Merkel is more popular than Macron. Even in France
The ECFR poll covers public opinion in 12 EU countries (Austria, Bulgaria, Denmark, France, Germany, Hungary, Italy, the Netherlands, Poland, Portugal, Spain and Sweden). When asked whether they would vote for Angela Merkel rather than for Emmanuel Macron as Europe’s president, Merkel was preferred in all countries surveyed.
Even in France, the German chancellor would beat Macron, with 32% against 20%. Ironically, the country where the French president would enjoy most support, with 24%, is Hungary, even if also there, 44% would still vote for Merkel. It is not sure whether only opponents of Hungarian Prime Minister Orban are among Macron’s supporters.
In this regard, it should be reminded that when Macron wrote his “letter to the Europeans” in 2019, Macron was criticized by most European leaders, and Viktor Orban was one of the few supporters of Macron’s proposal to start discussions on reforming the EU .
On the other hand, the Netherlands is the country least in favor of an EU presidency for Macron, with only 6% supporting him. Is Dutch opposition connected to budgetary matters and to its position as a member – and spokesperson – of the “Frugal Four”*?
It should be noted that Merkel is popular both among pro-Europeans (48%) and Eurosceptics (31%). This is much less the case with Macron, who’s between 18 and 12% respectively. This is a failure for the man who aspires to embody pro-European sentiment.

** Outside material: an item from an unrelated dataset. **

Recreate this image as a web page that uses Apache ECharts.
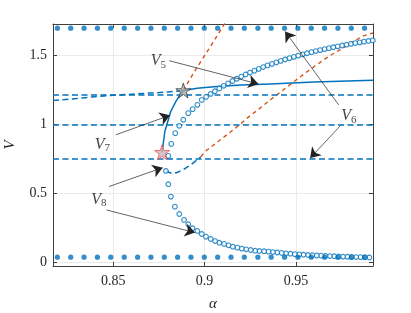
<!DOCTYPE html>
<html><head><meta charset="utf-8">
<script src="https://cdn.jsdelivr.net/npm/echarts@6/dist/echarts.min.js"></script>
<style>html,body{margin:0;padding:0;background:#fff}#c{width:411px;height:313px}</style>
</head><body><div id="c"></div>
<script>
// ---- data ----
const xRange = [0.8171, 0.9922];
const yRange = [-0.024, 1.730];
const xTicks = [0.85, 0.9, 0.95];
const yTicks = [0, 0.5, 1, 1.5];
const hLevels = [1.22, 1.0, 0.75];

const dotAlpha = [0.8195,0.8268,0.8341,0.8414,0.8487,0.8561,0.8634,0.8707,0.8780,0.8853,0.8926,0.8999,
  0.9072,0.9145,0.9218,0.9292,0.9365,0.9438,0.9511,0.9584,0.9657,0.9730,0.9803,0.9876];
const dotTopV = 1.70;
const dotBottomV = 0.04;

// open-circle branch (lower part, from right to fold)
const circLower = [
  [0.9902,0.038],[0.9878,0.039],[0.9854,0.040],[0.9830,0.041],[0.9806,0.042],[0.9782,0.043],[0.9758,0.044],
  [0.9734,0.045],[0.9710,0.047],[0.9686,0.048],[0.9662,0.049],[0.9638,0.051],[0.9614,0.052],[0.9590,0.054],
  [0.9566,0.056],[0.9542,0.058],[0.9518,0.060],[0.9494,0.062],[0.9470,0.065],[0.9446,0.068],[0.9422,0.071],
  [0.9398,0.074],[0.9374,0.077],[0.9350,0.080],[0.9326,0.083],[0.9300,0.085],[0.9277,0.087],[0.9253,0.092],
  [0.9228,0.097],[0.9204,0.102],[0.9180,0.109],[0.9155,0.116],[0.9131,0.126],[0.9107,0.136],[0.9081,0.145],
  [0.9058,0.157],[0.9034,0.172],[0.9008,0.189],[0.8985,0.208],[0.8961,0.230],[0.8935,0.250],[0.8911,0.279],
  [0.8888,0.310],[0.8862,0.353],[0.8838,0.406],[0.8816,0.479],[0.8802,0.569],[0.8789,0.665]
];
// open-circle branch (upper part, from fold to right)
const circUpper = [
  [0.8802,0.774],[0.8818,0.861],[0.8840,0.939],[0.8862,0.992],[0.8884,1.036],[0.8911,1.084],[0.8935,1.113],
  [0.8961,1.144],[0.8985,1.180],[0.9009,1.202],[0.9033,1.223],[0.9057,1.243],[0.9081,1.263],[0.9105,1.282],
  [0.9129,1.300],[0.9153,1.317],[0.9177,1.333],[0.9201,1.349],[0.9225,1.364],[0.9249,1.378],[0.9273,1.392],
  [0.9297,1.405],[0.9321,1.418],[0.9345,1.430],[0.9369,1.441],[0.9393,1.452],[0.9417,1.463],[0.9441,1.473],
  [0.9465,1.483],[0.9489,1.492],[0.9513,1.501],[0.9537,1.510],[0.9561,1.518],[0.9585,1.526],[0.9609,1.534],
  [0.9633,1.541],[0.9657,1.548],[0.9681,1.555],[0.9705,1.562],[0.9729,1.568],[0.9753,1.574],[0.9777,1.580],
  [0.9801,1.586],[0.9825,1.592],[0.9849,1.597],[0.9873,1.602],[0.9897,1.607],[0.9921,1.611]
];
// V5 branch
const blueDashUpper = [[0.8171,1.175],[0.8300,1.190],[0.8400,1.203],[0.8500,1.213],[0.8600,1.221],[0.8700,1.229],[0.8800,1.237],[0.8884,1.248]];
const orangeUpper = [[0.8884,1.248],[0.8940,1.375],[0.9000,1.500],[0.9060,1.625],[0.9112,1.737]];
const solidV5 = [[0.8884,1.248],[0.8960,1.265],[0.9067,1.277],[0.9200,1.287],[0.9359,1.296],[0.9600,1.309],[0.9922,1.322]];
// V7 branch
const solidV7 = [[0.8768,0.800],[0.8783,0.951],[0.8815,1.096],[0.8848,1.180],[0.8880,1.240],[0.8884,1.248]];
// lower unstable branch
const blueDashLower = [[0.8789,0.665],[0.8815,0.650],[0.8847,0.652],[0.8880,0.672],[0.8920,0.705],[0.8957,0.742],[0.8980,0.768]];
const orangeLower = [[0.8980,0.768],[0.9003,0.806],[0.9058,0.861],[0.9122,0.927],[0.9185,0.992],[0.9240,1.055],
  [0.9304,1.120],[0.9368,1.188],[0.9432,1.253],[0.9496,1.319],[0.9551,1.374],[0.9615,1.435],[0.9679,1.495],
  [0.9743,1.544],[0.9807,1.597],[0.9862,1.640],[0.9922,1.665]];
// special points
const starGray = [[0.8884,1.248]];
const starRed = [[0.8768,0.800]];
// annotations: label positions and arrows (start -> end)
const labels = [[0.8748,1.460,'5'],[0.9790,1.065,'6'],[0.8441,0.858,'7'],[0.8422,0.459,'8']];
const arrows = [
  [[0.8807,1.464],[0.9295,1.295]],
  [[0.9734,1.144],[0.9441,1.676]],
  [[0.9743,0.992],[0.9578,0.758]],
  [[0.8515,0.927],[0.8811,1.068]],
  [[0.8478,0.552],[0.8771,0.689]],
  [[0.8464,0.382],[0.8948,0.218]]
];

// ---- chart ----
const BLUE = '#0072BD', ORANGE = '#D95319', AX = '#404040';
const FONT = '"Liberation Serif", "DejaVu Serif", serif';
const STAR = 'path://M50,0 L61.8,35.3 L99,35.3 L69,57.3 L80.4,92.7 L50,70.7 L19.6,92.7 L31,57.3 L1,35.3 L38.2,35.3 Z';
const near = (v, arr) => arr.some(t => Math.abs(v - t) < 1e-6);

const lineS = (data, color, type, width, z) => ({
  type: 'line', data, showSymbol: false, symbol: 'none', smooth: false, z: z || 2,
  lineStyle: { color, width, type }, silent: true, animation: false
});

const option = {
  animation: false,
  grid: { left: 53, right: 38, top: 24, bottom: 47, containLabel: false, outerBoundsMode: 'none' },
  xAxis: [{
    type: 'value', min: xRange[0], max: xRange[1], splitNumber: 3, position: 'bottom',
    name: 'α', nameLocation: 'middle', nameGap: 31,
    nameTextStyle: { fontFamily: FONT, fontStyle: 'italic', fontSize: 15, color: '#262626' },
    axisLine: { show: true, onZero: false, lineStyle: { color: AX, width: 1 } },
    axisTick: { show: true, inside: true, length: 4, lineStyle: { color: AX } },
    axisLabel: { margin: 8, fontFamily: FONT, fontSize: 14, color: '#262626',
      formatter: v => near(v, xTicks) ? String(+v.toFixed(2)) : '' , showMinLabel: false, showMaxLabel: false},
    splitLine: { show: true, lineStyle: { color: '#ebebeb', width: 1 } }
  }, {
    type: 'value', min: xRange[0], max: xRange[1], splitNumber: 3, position: 'top',
    axisLine: { show: true, onZero: false, lineStyle: { color: AX, width: 1 } },
    axisTick: { show: true, inside: true, length: 4, lineStyle: { color: AX } },
    axisLabel: { show: false }, splitLine: { show: false }
  }],
  yAxis: [{
    type: 'value', min: yRange[0], max: yRange[1], splitNumber: 4, position: 'left',
    name: 'V', nameLocation: 'middle', nameGap: 35, nameRotate: 90,
    nameTextStyle: { fontFamily: FONT, fontStyle: 'italic', fontSize: 15, color: '#262626' },
    axisLine: { show: true, onZero: false, lineStyle: { color: AX, width: 1 } },
    axisTick: { show: true, inside: true, length: 4, lineStyle: { color: AX } },
    axisLabel: { margin: 6, fontFamily: FONT, fontSize: 14, color: '#262626',
      formatter: v => near(v, yTicks) ? String(+v.toFixed(1)) : '', showMinLabel: false, showMaxLabel: false },
    splitLine: { show: true, lineStyle: { color: '#ebebeb', width: 1 } }
  }, {
    type: 'value', min: yRange[0], max: yRange[1], splitNumber: 4, position: 'right',
    axisLine: { show: true, onZero: false, lineStyle: { color: AX, width: 1 } },
    axisTick: { show: true, inside: true, length: 4, lineStyle: { color: AX } },
    axisLabel: { show: false }, splitLine: { show: false }
  }],
  series: [
    {
      type: 'line', data: [], silent: true,
      markLine: {
        silent: true, symbol: 'none', label: { show: false },
        lineStyle: { color: BLUE, width: 1.5, type: [6, 3.5] },
        data: hLevels.map(v => ({ yAxis: v }))
      }
    },
    lineS(blueDashUpper, BLUE, [6, 3.5], 1.5, 3),
    lineS(blueDashLower, BLUE, [6, 3.5], 1.5, 3),
    lineS(orangeUpper, ORANGE, [4, 3.5], 1.4, 3),
    lineS(orangeLower, ORANGE, [4, 3.5], 1.4, 3),
    lineS(solidV5, BLUE, 'solid', 1.5, 4),
    lineS(solidV7, BLUE, 'solid', 1.5, 4),
    {
      type: 'scatter', data: circLower.concat(circUpper), symbol: 'circle', symbolSize: 4.7, z: 5,
      itemStyle: { color: '#ffffff', borderColor: BLUE, borderWidth: 1.1 }, silent: true
    },
    {
      type: 'scatter', data: dotAlpha.map(a => [a, dotTopV]).concat(dotAlpha.map(a => [a, dotBottomV])),
      symbol: 'circle', symbolSize: 5.2, z: 5, itemStyle: { color: BLUE }, silent: true
    },
    {
      type: 'scatter', data: starGray, symbol: STAR, symbolSize: 15, z: 8,
      itemStyle: { color: '#a8a8a8', borderColor: '#222', borderWidth: 0.8 }, silent: true
    },
    {
      type: 'scatter', data: starRed, symbol: STAR, symbolSize: 15, z: 8,
      itemStyle: { color: '#cdb5bb', borderColor: '#ff2a2a', borderWidth: 0.8 }, silent: true
    },
    {
      type: 'lines', coordinateSystem: 'cartesian2d', z: 9, silent: true,
      symbol: ['none', 'arrow'], symbolSize: [0, 10],
      lineStyle: { color: '#222', width: 0.7, opacity: 1 },
      data: arrows.map(a => ({ coords: a }))
    },
    {
      type: 'scatter', z: 10, symbolSize: 1, silent: true,
      itemStyle: { color: 'rgba(0,0,0,0)' },
      data: labels.map(l => ({ value: [l[0], l[1]], sub: l[2] })),
      label: {
        show: true, position: 'inside',
        formatter: p => '{v|V}{s|' + p.data.sub + '}',
        rich: {
          v: { fontFamily: FONT, fontStyle: 'italic', fontSize: 16, color: '#111' },
          s: { fontFamily: FONT, fontSize: 11, color: '#111', verticalAlign: 'bottom', padding: [8, 0, 0, 0] }
        }
      }
    }
  ]
};
const chart = echarts.init(document.getElementById('c'), null, { renderer: 'canvas' });
chart.setOption(option);
</script></body></html>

Germany remains at the heart of the interests of European countries
The importance of Germany’s leader is not only linked to Merkel’s personality. It goes deeper. According to the poll, economic policy is the main area in which Europeans trust Germany to defend their interests.
Here, 50% of respondents in Hungary think that is the case, followed by 45% in Spain, 44% in Portugal, 44% in Bulgaria and 43% in the Netherlands.

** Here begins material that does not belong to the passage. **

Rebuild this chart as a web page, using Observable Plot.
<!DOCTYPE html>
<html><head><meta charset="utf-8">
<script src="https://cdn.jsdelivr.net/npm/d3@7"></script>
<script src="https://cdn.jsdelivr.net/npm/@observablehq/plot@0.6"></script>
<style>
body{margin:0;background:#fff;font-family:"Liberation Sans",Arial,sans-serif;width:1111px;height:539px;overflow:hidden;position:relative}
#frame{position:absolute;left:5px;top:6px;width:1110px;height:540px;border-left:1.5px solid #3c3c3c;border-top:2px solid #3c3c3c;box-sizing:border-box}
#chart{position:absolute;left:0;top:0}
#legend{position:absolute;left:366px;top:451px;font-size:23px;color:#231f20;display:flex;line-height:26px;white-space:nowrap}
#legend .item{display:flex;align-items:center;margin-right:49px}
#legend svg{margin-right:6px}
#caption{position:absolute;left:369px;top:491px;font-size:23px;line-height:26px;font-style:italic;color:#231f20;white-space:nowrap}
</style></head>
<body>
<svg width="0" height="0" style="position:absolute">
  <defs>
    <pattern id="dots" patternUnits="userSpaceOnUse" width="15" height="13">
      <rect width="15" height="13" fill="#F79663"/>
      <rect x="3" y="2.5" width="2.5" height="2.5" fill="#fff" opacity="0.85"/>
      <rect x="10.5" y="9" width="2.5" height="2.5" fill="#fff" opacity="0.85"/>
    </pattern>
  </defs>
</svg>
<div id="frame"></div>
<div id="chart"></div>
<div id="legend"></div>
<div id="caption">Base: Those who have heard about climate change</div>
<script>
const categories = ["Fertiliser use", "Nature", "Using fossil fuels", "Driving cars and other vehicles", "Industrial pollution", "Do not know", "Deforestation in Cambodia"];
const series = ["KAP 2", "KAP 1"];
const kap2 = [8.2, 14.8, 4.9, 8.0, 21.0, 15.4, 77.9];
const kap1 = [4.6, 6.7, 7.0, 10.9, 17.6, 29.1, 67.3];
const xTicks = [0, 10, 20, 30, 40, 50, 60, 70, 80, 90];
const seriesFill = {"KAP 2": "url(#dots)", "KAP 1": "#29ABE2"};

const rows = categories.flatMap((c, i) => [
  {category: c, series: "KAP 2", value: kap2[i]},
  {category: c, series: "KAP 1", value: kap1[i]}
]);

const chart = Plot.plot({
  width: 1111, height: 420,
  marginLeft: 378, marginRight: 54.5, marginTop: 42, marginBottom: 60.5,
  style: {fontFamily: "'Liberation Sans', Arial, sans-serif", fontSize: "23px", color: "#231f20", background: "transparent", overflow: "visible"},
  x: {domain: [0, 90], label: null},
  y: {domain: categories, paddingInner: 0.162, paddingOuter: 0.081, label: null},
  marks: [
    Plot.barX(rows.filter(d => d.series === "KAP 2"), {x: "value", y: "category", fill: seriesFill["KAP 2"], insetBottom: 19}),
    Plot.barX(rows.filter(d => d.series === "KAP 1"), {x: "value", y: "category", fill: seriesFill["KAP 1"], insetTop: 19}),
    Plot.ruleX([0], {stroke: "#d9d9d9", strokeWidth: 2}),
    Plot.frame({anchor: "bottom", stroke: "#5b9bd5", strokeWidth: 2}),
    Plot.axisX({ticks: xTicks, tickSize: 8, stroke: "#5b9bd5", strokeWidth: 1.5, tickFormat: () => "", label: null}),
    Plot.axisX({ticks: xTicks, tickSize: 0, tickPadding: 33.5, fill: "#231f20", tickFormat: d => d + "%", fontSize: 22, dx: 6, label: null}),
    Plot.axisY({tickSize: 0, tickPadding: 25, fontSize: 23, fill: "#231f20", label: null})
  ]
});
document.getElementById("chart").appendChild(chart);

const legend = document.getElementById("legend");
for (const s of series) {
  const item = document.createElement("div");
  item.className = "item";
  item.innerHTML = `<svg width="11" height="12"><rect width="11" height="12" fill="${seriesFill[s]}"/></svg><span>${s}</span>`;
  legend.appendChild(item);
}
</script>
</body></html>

In a similar way, Europeans also trust Germany to play a strong role in standing up for democratic values. Ironically, Hungary is the country which puts most trust in Germany, with 49% agreeing with the idea that Germany will defend European interests here. It is followed by the Netherlands (45%), Spain (43%) and Portugal (41%).
These results reflect the success of German diplomacy in maintaining good relations with its neighbors. Berlin’s desire to avoid escalating political tensions has strengthened its dominant position in Europe.

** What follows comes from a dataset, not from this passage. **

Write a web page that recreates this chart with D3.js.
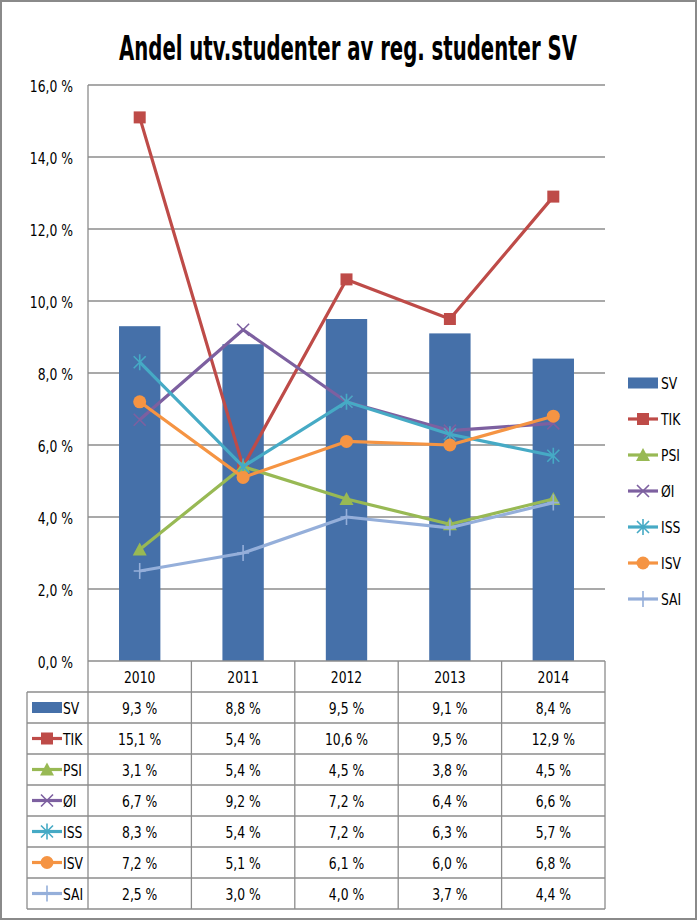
<!DOCTYPE html>
<html><head><meta charset="utf-8">
<script src="https://cdn.jsdelivr.net/npm/d3@7"></script>
<style>
body{margin:0;background:#fff;}
svg text{font-family:"Liberation Sans Narrow","Arial Narrow","DejaVu Sans Condensed",sans-serif;}
</style></head><body>
<svg id="c" width="697" height="921"></svg>
<script>
const years = ["2010","2011","2012","2013","2014"];
const SV  = [9.3, 8.8, 9.5, 9.1, 8.4];
const TIK = [15.1, 5.4, 10.6, 9.5, 12.9];
const PSI = [3.1, 5.4, 4.5, 3.8, 4.5];
const OI  = [6.7, 9.2, 7.2, 6.4, 6.6];
const ISS = [8.3, 5.4, 7.2, 6.3, 5.7];
const ISV = [7.2, 5.1, 6.1, 6.0, 6.8];
const SAI = [2.5, 3.0, 4.0, 3.7, 4.4];
const yTicks = [0,2,4,6,8,10,12,14,16];
const title = "Andel utv.studenter av reg. studenter SV";

const series = [
  {name:"SV", values:SV, color:"#4570A9", type:"bar"},
  {name:"TIK", values:TIK, color:"#BE4B48", type:"line", marker:"square"},
  {name:"PSI", values:PSI, color:"#98B954", type:"line", marker:"triangle"},
  {name:"ØI", values:OI, color:"#7D60A0", type:"line", marker:"x"},
  {name:"ISS", values:ISS, color:"#46AAC5", type:"line", marker:"star"},
  {name:"ISV", values:ISV, color:"#F59443", type:"line", marker:"circle"},
  {name:"SAI", values:SAI, color:"#95AFDA", type:"line", marker:"plus"}
];

const svg = d3.select("#c");
const fmt = v => d3.format(".1f")(v).replace(".", ",") + " %";
const FS = 16, SX = 0.86;

function txt(g, x, y, str, anchor, size, sx, bold){
  const t = g.append("text").attr("transform",`translate(${x},${y}) scale(${sx||SX},1)`)
    .attr("text-anchor",anchor||"start").attr("font-size",size||FS).attr("fill","#000").text(str);
  if(bold) t.attr("font-weight","bold");
  return t;
}

// outer frame
svg.append("rect").attr("x",1).attr("y",1).attr("width",695).attr("height",918)
  .attr("fill","#fff").attr("stroke","#8a8a8a").attr("stroke-width",2);

// title scaled to reference width
const tt = svg.append("text").attr("font-size",34).attr("font-weight","bold").attr("text-anchor","middle").text(title);
const tw = tt.node().getComputedTextLength();
tt.attr("transform",`translate(348,60) scale(${458/tw},1)`).attr("fill","#000");

const L=88, R=605, T=85, B=661;
const x = d3.scaleBand().domain(years).range([L,R]);
const y = d3.scaleLinear().domain([0,16]).range([B,T]);

// gridlines
svg.append("g").selectAll("line").data(yTicks.filter(d=>d>0)).join("line")
  .attr("x1",L).attr("x2",R).attr("y1",d=>y(d)).attr("y2",d=>y(d))
  .attr("stroke","#8c8c8c").attr("stroke-width",1.3);

// y axis (ticks via d3 axis, labels redrawn condensed)
const ya = svg.append("g").attr("transform",`translate(${L},0)`)
  .call(d3.axisLeft(y).tickValues(yTicks).tickFormat(fmt).tickSize(0).tickPadding(15));
ya.select(".domain").remove();
ya.selectAll(".tick text").each(function(d){
  const sel = d3.select(this);
  sel.attr("x",null).attr("dy",null).attr("font-size",FS).attr("fill","#000")
     .attr("font-family",'"Liberation Sans Narrow","Arial Narrow","DejaVu Sans Condensed",sans-serif')
     .attr("transform",`translate(-15,6) scale(${SX},1)`);
});

// bars
const bw = x.bandwidth()*0.4;
svg.append("g").selectAll("rect").data(SV).join("rect")
  .attr("x",(d,i)=>x(years[i])+x.bandwidth()/2-bw/2).attr("width",bw)
  .attr("y",d=>y(d)).attr("height",d=>B-y(d)).attr("fill",series[0].color);

function marker(g, type, color){
  if(type==="square") g.append("rect").attr("x",-6).attr("y",-6).attr("width",12).attr("height",12).attr("fill",color);
  else if(type==="triangle") g.append("path").attr("d",`M0,-7L7,6L-7,6Z`).attr("fill",color);
  else if(type==="circle") g.append("circle").attr("r",6.5).attr("fill",color);
  else if(type==="x") g.append("path").attr("d",`M-6,-6L6,6M-6,6L6,-6`).attr("stroke",color).attr("stroke-width",1.6).attr("fill","none");
  else if(type==="star") g.append("path").attr("d",`M-6,-6L6,6M-6,6L6,-6M0,-8L0,8`).attr("stroke",color).attr("stroke-width",1.6).attr("fill","none");
  else if(type==="plus") g.append("path").attr("d",`M0,-8L0,8M-6,0L6,0`).attr("stroke",color).attr("stroke-width",1.6).attr("fill","none");
}

const cx = i => x(years[i]) + x.bandwidth()/2;
const line = d3.line().x((d,i)=>cx(i)).y(d=>y(d));
series.filter(s=>s.type==="line").forEach(s=>{
  const g = svg.append("g");
  g.append("path").datum(s.values).attr("d",line).attr("fill","none")
    .attr("stroke",s.color).attr("stroke-width",3.2).attr("stroke-linejoin","round");
  s.values.forEach((v,i)=>{
    const m = g.append("g").attr("transform",`translate(${cx(i)},${y(v)})`);
    marker(m, s.marker, s.color);
  });
});

// data table
const rowH = 31, hdrB = 692, tblL = 27;
const tbl = svg.append("g");
const tc = "#8c8c8c";
tbl.append("line").attr("x1",L).attr("x2",R).attr("y1",B).attr("y2",B).attr("stroke",tc).attr("stroke-width",1.3);
for(let r=0;r<=series.length;r++){
  const yy = hdrB + r*rowH;
  tbl.append("line").attr("x1",tblL).attr("x2",R).attr("y1",yy).attr("y2",yy).attr("stroke",tc).attr("stroke-width",1.3);
}
const tblBot = hdrB + series.length*rowH;
tbl.append("line").attr("x1",tblL).attr("x2",tblL).attr("y1",hdrB).attr("y2",tblBot).attr("stroke",tc).attr("stroke-width",1.3);
tbl.append("line").attr("x1",L).attr("x2",L).attr("y1",T).attr("y2",tblBot).attr("stroke",tc).attr("stroke-width",1.3);
years.forEach(yr=>{
  const xx = x(yr)+x.bandwidth();
  tbl.append("line").attr("x1",xx).attr("x2",xx).attr("y1",B).attr("y2",tblBot).attr("stroke",tc).attr("stroke-width",1.3);
});
years.forEach(yr=> txt(tbl, x(yr)+x.bandwidth()/2, B+rowH/2+6, yr, "middle"));

function legendKey(g, s){
  if(s.type==="bar") g.append("rect").attr("x",0).attr("y",-5.5).attr("width",30).attr("height",11).attr("fill",s.color);
  else {
    g.append("line").attr("x1",0).attr("x2",30).attr("y1",0).attr("y2",0).attr("stroke",s.color).attr("stroke-width",3.2);
    const m = g.append("g").attr("transform","translate(15,0)");
    marker(m, s.marker, s.color);
  }
}

series.forEach((s,r)=>{
  const yc = hdrB + r*rowH + rowH/2;
  const k = tbl.append("g").attr("transform",`translate(32,${yc})`);
  legendKey(k,s);
  txt(tbl, 63, yc+6, s.name, "start");
  s.values.forEach((v,i)=> txt(tbl, cx(i), yc+6, fmt(v), "middle"));
});

// right legend
series.forEach((s,r)=>{
  const yc = 383 + r*36;
  const k = svg.append("g").attr("transform",`translate(628,${yc})`);
  legendKey(k,s);
  txt(svg, 661, yc+6, s.name, "start");
});
</script>
</body></html>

German civil society versus the French State
Germany’s main strength is its civil society and its industry. The German government prioritises that companies can go about their business, so they can expand to the rest of the EU and beyond. The “Ostpolitik” towards both the Visegrad group and Russia is motivated with economic rather than with political considerations.
This approach is not without its problems, as the controversy surrounding the Nord Stream 2 gas pipeline indicates. Nevertheless, it allows Berlin to be on speaking terms with everyone.
On the other hand, French politics dominates the economy, which contributes to a more centralized approach than the German one. Such an approach can be a source of reluctance for countries primarily interested in business.
Because of this, German political supremacy is likely to continue regardless of who will succeed Merkel. If France wants to be able to compete successfully with its neighbor, its leaders will need to show some more humility again and refrain from trying to impose their grand projects. France would have every interest in playing the role of mediator in European affairs.